::: THE DATA

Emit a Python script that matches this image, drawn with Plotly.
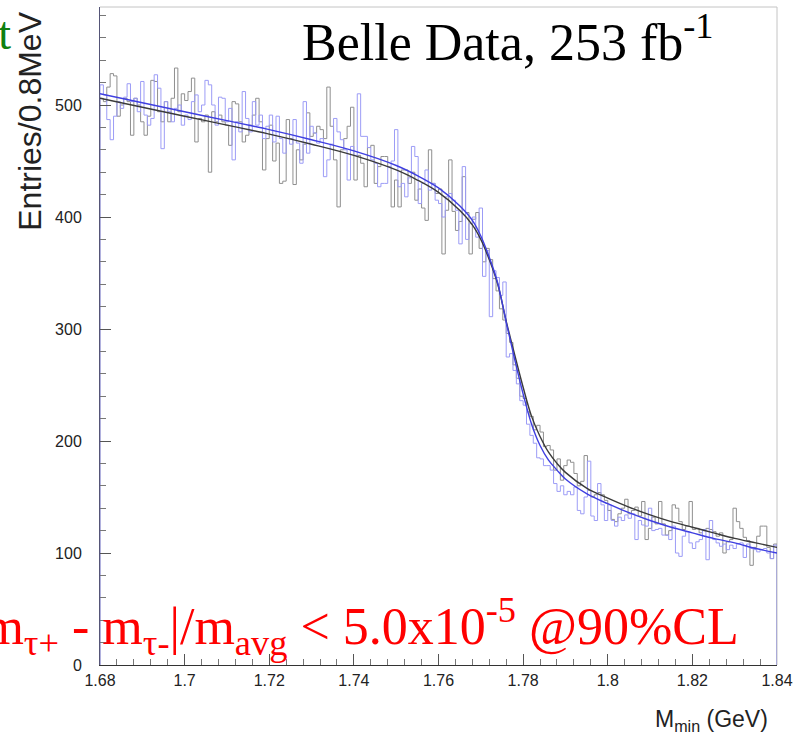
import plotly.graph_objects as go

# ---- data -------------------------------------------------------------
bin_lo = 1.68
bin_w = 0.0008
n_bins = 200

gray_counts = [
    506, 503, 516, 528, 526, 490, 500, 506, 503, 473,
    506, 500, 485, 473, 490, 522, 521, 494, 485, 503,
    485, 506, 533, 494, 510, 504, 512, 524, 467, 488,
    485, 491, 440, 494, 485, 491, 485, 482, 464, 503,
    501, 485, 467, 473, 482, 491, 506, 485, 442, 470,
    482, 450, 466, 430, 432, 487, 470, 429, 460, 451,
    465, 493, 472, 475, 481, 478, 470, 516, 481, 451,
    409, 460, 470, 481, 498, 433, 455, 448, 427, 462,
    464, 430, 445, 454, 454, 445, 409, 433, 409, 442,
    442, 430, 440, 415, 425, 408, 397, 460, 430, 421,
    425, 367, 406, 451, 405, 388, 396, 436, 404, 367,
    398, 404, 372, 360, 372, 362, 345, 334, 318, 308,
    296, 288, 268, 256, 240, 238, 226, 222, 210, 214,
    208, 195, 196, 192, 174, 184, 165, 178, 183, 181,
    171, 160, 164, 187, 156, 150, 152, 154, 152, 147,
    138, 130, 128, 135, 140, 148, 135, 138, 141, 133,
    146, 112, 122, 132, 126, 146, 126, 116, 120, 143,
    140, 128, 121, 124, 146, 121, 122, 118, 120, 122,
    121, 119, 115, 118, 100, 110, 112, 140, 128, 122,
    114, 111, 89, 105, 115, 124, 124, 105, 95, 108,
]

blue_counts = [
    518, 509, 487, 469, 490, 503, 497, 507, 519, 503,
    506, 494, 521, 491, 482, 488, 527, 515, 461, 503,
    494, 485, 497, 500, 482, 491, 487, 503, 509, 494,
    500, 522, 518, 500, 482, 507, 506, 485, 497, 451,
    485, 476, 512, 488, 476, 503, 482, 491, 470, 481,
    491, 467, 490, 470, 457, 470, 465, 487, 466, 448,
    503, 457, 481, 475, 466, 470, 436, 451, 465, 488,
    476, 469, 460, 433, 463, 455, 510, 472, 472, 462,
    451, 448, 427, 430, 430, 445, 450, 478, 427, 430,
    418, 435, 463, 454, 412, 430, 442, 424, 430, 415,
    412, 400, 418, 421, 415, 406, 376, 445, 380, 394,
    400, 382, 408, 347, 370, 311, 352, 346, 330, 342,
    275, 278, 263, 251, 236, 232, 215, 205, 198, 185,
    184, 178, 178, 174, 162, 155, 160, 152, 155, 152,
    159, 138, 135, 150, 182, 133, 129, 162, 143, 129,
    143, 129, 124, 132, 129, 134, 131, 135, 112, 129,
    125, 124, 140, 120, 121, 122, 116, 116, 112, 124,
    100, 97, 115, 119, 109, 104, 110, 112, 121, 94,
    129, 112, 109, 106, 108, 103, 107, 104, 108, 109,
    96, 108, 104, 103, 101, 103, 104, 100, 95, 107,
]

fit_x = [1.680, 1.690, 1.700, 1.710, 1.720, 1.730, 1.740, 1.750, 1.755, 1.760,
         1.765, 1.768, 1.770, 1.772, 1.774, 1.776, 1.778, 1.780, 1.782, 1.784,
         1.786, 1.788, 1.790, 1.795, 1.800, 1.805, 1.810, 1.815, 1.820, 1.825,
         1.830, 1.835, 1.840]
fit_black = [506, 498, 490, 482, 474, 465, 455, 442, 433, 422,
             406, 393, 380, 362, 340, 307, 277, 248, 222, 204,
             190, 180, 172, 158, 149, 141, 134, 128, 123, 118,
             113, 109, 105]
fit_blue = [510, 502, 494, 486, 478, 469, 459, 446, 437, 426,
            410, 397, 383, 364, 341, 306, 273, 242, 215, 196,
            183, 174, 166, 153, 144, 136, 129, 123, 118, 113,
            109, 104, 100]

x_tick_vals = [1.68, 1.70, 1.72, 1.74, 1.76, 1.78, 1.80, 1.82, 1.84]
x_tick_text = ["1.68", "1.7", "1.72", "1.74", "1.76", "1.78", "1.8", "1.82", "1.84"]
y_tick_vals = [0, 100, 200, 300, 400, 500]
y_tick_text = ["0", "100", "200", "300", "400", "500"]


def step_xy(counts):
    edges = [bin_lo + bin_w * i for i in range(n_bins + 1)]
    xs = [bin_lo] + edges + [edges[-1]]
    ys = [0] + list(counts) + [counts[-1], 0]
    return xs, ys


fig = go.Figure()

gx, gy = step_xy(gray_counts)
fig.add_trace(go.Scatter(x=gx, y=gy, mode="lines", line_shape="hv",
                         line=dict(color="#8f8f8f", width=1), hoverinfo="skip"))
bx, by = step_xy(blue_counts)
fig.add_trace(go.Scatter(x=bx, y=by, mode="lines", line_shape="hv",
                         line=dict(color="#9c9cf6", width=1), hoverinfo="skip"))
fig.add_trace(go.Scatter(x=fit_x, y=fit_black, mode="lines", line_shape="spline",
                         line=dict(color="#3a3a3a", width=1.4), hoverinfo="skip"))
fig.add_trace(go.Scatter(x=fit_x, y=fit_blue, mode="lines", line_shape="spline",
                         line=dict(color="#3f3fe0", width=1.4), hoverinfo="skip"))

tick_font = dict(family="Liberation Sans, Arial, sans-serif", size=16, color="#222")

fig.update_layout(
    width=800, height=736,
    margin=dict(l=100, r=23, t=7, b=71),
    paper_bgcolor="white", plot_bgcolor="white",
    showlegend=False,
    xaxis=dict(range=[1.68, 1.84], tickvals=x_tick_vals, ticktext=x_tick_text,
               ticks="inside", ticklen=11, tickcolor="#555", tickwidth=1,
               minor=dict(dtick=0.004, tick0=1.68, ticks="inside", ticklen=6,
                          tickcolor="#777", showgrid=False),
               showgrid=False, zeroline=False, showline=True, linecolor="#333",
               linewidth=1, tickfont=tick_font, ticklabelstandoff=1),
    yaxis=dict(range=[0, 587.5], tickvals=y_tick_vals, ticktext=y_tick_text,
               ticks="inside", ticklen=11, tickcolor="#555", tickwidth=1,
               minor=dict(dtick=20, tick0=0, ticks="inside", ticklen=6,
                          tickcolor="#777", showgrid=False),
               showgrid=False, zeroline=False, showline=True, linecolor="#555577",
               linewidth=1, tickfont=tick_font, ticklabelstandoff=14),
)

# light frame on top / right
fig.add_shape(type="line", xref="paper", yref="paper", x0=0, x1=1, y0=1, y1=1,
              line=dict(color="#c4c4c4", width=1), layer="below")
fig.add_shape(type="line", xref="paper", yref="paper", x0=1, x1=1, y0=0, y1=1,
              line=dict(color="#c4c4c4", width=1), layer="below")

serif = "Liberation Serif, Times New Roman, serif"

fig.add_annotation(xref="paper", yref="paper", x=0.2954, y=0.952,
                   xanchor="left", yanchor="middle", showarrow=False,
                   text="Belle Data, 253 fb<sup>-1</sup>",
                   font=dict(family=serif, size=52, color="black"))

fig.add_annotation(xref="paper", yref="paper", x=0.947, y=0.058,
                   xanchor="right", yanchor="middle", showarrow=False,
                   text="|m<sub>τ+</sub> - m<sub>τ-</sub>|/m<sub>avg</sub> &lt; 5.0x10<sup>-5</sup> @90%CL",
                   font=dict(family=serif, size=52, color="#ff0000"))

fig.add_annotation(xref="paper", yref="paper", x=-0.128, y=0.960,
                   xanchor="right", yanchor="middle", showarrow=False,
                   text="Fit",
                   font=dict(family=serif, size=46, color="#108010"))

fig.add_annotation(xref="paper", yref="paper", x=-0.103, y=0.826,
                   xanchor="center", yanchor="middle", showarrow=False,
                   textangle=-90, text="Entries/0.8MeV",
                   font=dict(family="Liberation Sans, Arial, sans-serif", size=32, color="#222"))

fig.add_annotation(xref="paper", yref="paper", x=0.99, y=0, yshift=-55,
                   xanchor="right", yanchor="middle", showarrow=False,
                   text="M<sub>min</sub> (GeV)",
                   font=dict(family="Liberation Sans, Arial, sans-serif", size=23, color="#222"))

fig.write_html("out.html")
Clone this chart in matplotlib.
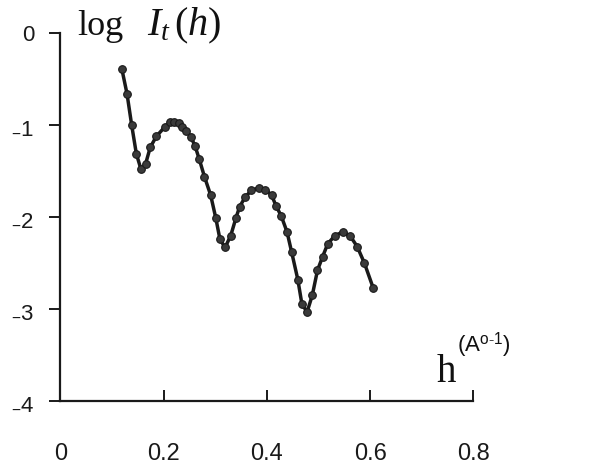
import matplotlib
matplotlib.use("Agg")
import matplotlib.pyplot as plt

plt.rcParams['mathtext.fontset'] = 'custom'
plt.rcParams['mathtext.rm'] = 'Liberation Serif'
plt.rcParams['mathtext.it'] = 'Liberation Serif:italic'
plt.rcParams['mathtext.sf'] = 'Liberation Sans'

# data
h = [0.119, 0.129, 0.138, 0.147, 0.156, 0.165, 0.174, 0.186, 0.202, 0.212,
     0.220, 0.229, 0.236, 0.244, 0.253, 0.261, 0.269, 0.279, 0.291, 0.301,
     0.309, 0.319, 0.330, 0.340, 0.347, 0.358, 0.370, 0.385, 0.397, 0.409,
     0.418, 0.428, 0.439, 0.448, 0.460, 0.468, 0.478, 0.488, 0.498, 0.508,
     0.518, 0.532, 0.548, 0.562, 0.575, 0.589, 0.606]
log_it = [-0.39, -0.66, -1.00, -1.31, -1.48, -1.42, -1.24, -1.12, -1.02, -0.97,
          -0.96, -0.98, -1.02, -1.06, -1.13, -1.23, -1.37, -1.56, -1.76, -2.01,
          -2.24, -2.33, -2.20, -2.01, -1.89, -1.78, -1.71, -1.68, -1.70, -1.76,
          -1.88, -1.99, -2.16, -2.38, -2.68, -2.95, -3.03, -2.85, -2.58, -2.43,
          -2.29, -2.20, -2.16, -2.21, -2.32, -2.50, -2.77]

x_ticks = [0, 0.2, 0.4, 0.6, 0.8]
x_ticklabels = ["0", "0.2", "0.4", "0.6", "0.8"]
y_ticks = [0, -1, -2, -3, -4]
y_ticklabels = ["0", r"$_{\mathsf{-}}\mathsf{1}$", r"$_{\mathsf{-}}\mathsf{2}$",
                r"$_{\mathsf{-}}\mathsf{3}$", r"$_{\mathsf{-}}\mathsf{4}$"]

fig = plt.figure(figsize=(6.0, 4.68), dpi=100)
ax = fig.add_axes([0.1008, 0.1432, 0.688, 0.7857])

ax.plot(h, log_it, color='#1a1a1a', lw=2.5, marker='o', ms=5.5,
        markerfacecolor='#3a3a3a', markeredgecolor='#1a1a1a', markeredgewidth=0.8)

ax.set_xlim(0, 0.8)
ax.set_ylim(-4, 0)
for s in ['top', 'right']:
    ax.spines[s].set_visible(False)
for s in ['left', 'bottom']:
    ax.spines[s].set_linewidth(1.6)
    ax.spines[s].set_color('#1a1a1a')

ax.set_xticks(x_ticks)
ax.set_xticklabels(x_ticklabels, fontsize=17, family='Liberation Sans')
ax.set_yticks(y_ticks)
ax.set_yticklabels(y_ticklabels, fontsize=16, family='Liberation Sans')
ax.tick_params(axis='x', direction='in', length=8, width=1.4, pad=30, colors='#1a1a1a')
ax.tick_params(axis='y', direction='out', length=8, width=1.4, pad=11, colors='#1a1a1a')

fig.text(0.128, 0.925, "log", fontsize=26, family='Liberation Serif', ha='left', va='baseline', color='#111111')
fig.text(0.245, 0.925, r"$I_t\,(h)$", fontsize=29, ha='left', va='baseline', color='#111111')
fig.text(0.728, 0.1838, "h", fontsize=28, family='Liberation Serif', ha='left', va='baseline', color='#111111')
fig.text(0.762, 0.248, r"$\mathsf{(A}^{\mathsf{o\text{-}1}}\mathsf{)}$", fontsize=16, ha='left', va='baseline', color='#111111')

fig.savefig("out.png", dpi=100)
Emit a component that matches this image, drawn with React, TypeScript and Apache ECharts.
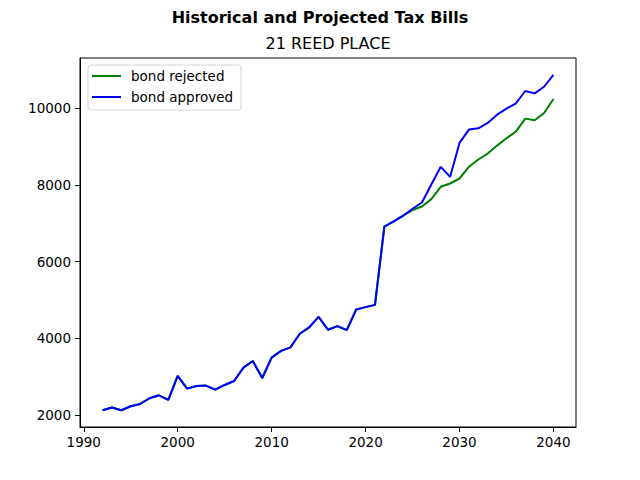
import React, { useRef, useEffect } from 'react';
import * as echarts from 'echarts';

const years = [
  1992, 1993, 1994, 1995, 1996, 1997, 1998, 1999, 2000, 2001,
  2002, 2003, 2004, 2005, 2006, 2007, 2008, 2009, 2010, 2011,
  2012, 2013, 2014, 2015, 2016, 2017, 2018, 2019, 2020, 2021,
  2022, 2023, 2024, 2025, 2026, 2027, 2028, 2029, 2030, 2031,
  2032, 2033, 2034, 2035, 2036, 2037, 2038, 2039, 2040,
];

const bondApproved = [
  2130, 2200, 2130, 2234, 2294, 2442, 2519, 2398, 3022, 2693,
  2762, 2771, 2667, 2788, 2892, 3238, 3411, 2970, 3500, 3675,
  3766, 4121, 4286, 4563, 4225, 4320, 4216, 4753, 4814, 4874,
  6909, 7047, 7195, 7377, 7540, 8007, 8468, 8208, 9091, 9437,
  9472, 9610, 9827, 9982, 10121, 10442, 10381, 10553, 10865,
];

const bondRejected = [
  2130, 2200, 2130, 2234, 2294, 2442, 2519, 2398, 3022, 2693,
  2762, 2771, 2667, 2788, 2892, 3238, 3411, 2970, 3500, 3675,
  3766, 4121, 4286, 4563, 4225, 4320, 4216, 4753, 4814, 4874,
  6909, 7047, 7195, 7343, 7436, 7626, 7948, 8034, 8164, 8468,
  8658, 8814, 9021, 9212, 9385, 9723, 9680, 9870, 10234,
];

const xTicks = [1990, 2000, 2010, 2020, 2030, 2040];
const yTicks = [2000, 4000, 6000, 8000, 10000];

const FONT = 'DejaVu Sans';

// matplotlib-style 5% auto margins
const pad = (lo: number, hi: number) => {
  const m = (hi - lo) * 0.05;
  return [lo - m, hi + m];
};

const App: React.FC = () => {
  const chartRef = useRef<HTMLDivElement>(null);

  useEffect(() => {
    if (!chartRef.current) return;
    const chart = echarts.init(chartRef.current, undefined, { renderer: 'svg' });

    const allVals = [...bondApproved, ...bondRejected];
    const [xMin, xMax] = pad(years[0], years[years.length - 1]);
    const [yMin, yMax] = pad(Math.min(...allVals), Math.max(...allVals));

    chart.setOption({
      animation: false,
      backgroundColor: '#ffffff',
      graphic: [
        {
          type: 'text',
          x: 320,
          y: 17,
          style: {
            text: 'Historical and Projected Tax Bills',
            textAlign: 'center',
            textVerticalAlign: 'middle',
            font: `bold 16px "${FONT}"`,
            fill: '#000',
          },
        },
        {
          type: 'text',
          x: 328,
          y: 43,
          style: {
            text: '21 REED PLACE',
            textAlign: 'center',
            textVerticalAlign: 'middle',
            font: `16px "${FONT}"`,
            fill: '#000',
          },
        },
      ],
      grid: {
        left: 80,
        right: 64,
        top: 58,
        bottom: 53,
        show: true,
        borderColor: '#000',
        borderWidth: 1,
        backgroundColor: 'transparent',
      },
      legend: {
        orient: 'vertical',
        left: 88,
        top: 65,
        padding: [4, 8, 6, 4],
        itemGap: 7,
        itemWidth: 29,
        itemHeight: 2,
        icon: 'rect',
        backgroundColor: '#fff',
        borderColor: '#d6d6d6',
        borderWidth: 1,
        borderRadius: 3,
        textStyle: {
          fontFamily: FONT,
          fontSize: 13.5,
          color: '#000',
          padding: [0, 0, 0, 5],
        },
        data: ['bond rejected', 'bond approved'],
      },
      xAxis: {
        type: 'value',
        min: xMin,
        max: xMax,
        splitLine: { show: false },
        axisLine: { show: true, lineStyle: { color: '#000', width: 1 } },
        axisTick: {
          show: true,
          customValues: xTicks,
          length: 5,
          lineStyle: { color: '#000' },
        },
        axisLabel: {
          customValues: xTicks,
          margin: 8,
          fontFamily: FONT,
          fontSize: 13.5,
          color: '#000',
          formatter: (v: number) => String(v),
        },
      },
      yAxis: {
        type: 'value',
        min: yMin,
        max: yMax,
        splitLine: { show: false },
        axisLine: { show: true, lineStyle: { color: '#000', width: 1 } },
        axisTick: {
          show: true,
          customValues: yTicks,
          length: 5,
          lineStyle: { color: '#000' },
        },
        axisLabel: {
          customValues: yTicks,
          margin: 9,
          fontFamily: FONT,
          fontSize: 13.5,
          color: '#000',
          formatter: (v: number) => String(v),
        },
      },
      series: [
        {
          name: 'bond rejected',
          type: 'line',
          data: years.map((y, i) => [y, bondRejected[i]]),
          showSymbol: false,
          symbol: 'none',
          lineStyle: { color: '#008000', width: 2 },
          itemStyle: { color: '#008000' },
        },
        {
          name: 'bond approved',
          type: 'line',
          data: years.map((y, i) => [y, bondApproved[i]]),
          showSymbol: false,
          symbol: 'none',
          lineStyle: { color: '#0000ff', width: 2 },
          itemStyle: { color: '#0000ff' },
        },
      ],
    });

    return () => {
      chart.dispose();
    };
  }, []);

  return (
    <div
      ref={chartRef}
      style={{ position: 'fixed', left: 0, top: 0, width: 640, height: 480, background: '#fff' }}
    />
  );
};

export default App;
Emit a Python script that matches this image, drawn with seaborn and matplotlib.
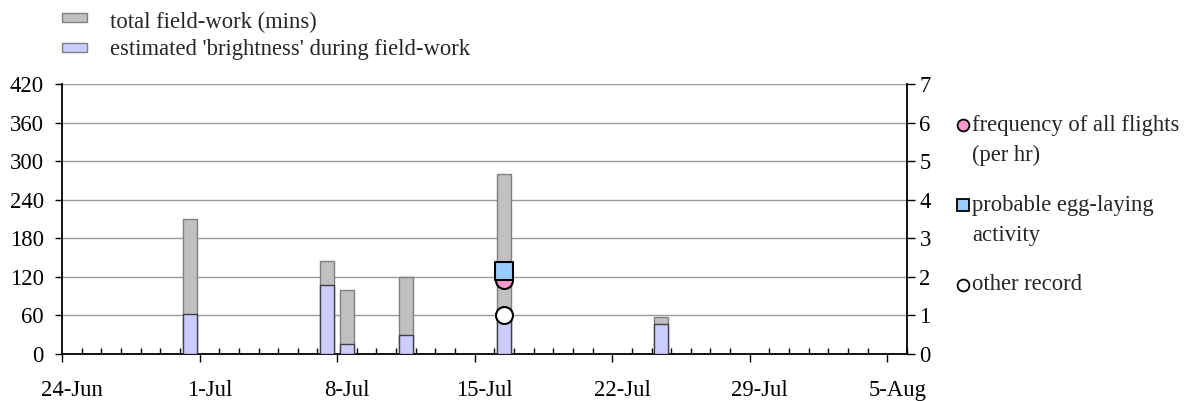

::::::

WHAT YOU NEED TO DO
State how many lines hold the word "drawn". The number is the whole answer.

RESULT OF THIS EXERCISE
3